• [Supplied information]
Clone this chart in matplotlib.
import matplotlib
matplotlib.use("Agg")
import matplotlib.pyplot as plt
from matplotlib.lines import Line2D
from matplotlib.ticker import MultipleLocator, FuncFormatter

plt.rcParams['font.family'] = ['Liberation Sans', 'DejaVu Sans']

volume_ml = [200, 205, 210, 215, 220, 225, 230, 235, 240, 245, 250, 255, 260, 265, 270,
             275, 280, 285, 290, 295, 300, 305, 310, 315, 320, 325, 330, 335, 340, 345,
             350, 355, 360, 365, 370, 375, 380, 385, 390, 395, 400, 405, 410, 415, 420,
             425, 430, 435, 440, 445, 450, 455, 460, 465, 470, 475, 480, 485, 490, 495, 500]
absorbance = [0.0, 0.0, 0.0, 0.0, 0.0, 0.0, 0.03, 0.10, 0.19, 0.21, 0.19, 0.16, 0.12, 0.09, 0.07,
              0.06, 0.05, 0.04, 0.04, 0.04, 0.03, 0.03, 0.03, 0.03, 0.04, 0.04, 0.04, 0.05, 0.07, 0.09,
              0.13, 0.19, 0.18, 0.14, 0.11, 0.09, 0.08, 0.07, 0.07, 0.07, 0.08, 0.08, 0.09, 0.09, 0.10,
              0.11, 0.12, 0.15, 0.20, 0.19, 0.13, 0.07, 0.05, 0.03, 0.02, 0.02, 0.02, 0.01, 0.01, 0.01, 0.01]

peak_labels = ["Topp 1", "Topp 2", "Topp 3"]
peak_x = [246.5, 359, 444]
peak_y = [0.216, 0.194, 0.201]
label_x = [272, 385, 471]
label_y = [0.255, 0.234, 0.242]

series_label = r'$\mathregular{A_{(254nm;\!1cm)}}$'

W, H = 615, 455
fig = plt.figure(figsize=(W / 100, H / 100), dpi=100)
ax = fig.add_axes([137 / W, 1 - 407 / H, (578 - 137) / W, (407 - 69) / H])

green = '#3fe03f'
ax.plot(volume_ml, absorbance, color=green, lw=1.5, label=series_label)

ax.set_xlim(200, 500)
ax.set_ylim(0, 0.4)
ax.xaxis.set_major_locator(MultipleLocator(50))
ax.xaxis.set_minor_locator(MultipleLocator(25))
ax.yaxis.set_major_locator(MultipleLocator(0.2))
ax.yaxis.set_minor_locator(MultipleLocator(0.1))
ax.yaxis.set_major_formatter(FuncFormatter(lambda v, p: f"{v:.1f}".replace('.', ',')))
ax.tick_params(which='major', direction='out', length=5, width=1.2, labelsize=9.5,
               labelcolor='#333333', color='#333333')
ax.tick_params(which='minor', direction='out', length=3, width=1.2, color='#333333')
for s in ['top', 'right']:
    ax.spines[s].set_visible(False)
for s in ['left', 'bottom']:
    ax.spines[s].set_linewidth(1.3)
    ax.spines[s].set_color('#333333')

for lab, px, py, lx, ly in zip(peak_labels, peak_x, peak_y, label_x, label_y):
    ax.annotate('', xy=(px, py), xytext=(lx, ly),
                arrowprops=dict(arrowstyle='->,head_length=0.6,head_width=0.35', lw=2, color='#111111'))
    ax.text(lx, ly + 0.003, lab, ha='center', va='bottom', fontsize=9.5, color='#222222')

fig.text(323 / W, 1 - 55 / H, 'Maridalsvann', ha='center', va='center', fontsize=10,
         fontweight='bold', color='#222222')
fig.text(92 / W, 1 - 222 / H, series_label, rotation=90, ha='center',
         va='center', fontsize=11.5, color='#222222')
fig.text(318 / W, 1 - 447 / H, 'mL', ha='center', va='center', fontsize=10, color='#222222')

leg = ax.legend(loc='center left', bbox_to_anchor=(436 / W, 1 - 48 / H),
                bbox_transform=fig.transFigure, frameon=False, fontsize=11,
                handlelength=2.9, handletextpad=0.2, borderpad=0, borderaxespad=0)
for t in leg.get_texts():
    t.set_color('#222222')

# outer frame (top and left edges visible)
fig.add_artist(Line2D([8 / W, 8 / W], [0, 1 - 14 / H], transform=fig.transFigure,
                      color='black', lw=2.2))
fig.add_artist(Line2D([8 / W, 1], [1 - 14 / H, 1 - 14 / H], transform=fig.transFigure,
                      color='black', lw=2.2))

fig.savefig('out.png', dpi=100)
--
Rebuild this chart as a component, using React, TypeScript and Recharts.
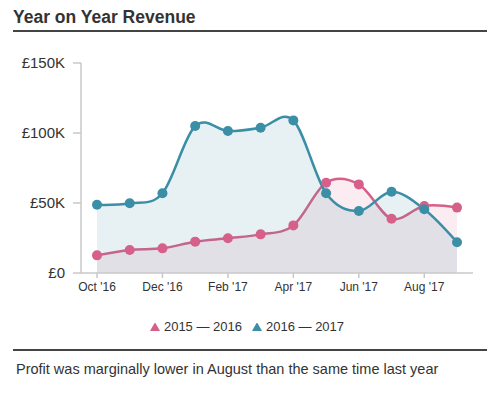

• [Task to carry out]
Count every line bearing the word "chart"; report the total only.

• [Answer for the task]
2